Pub Date: April 30th, 1986
Publisher: Donald Fine

Novelettish romantic travelogue of the kind more often seen in France than America, about an aging film queen having a star-crossed last bash in Africa with a doomed epileptic lad 16 years her junior. Baker's fame rests on her screen roles as Tennesesee Williams' Baby Doll and later as Harlow, less so on her autobiography Baby Doll. Her first novel, A Roman Tale, is being co-published with the present book. Baker skillfully maintains a tone of moody restless egoism throughout her book--though after the first few pages, it's a tossup whether one wants to go on reading such emotional self-victimization.

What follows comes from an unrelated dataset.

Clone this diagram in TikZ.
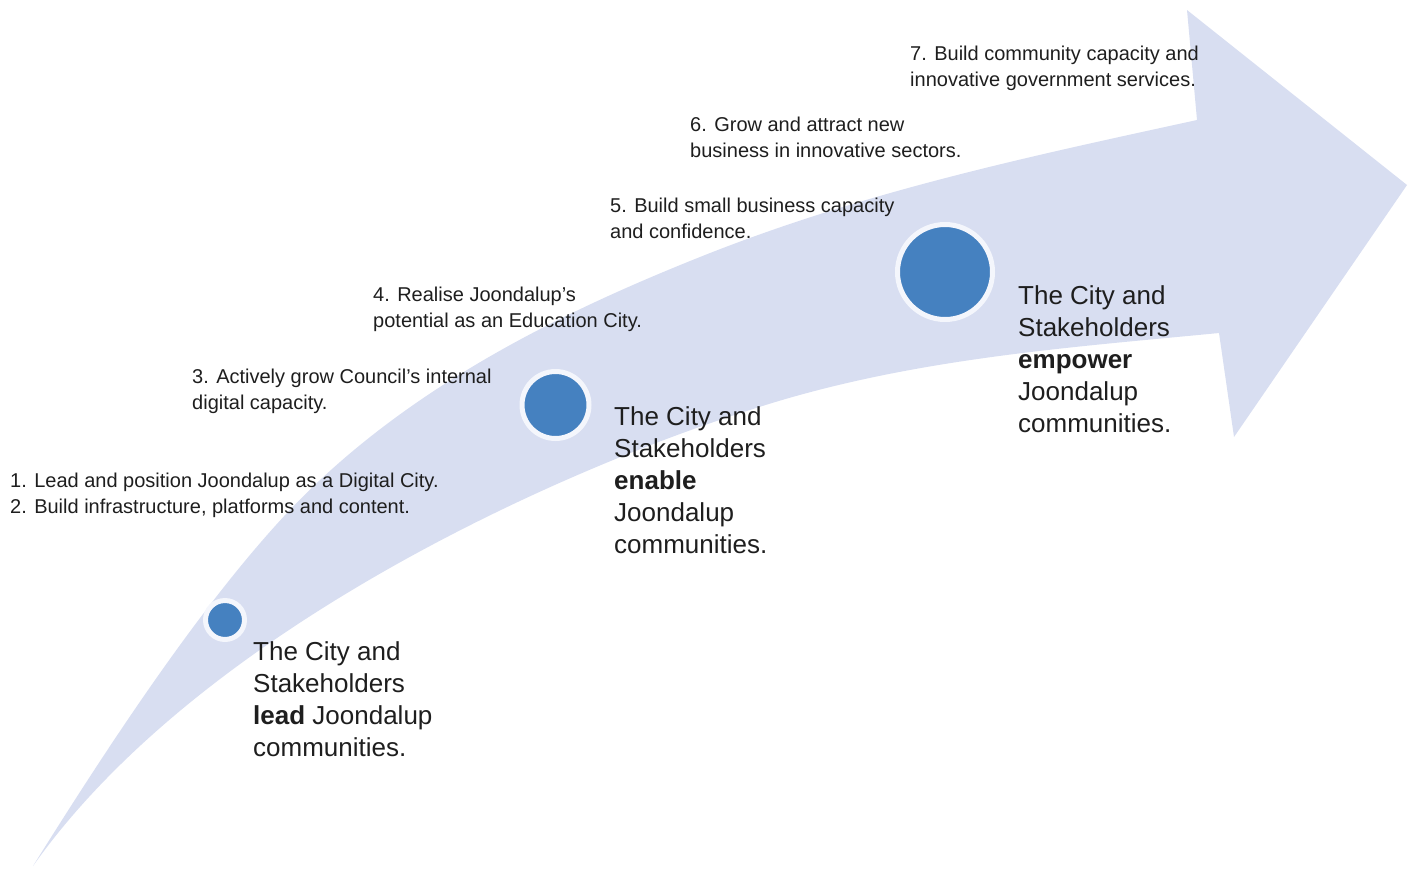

Readers have to wait only a brief 66 pages before Baker consummates her April-September affair on a beach in the Seychelles: ""He made love to me slowly and gently and to the point of madness. He languished over the exploration of my body until I was fully giddy with arousal. He made love to me completely with an awareness and understanding which should have been far beyond his years. This sensitive, gentle boy had the calculated wisdom of a true sensualist."" At other times, Baker comes through vividly while still showing a southern-belle loftiness, as in this about some gorged lions: ""Whether lying on their bellies, their sides, or on their backs with their paws in the air, they kept their jaws stretched wide as if yawning. As they ventilated through their open mouths, the smell of raw meat digesting accompanied by the odor of copious tarts exploding in recurrent blasts was repulsive almost beyond compare."" At other moments, her eyes fill with tears looking at Kilimanjaro and thinking of Hemingway's elegaic short story. Deserted with her lover on an island, Baker is reduced to biting the heads off live lizards, sucking the juice from their bodies, then chewing on their rubbery flesh. Other outstanding moments are a crippled woman in a wheelchair being eaten alive by ants, and Baker's description of the tremendous annual Serengeti migration. Of course, the cruel time too soon arrives when Carroll must part forever from her lover and return to her children and film career, and weeks of sudden, tearful flash-floods. Blithe self-indulgence, unwittingly campy fun, too. Forty photographs.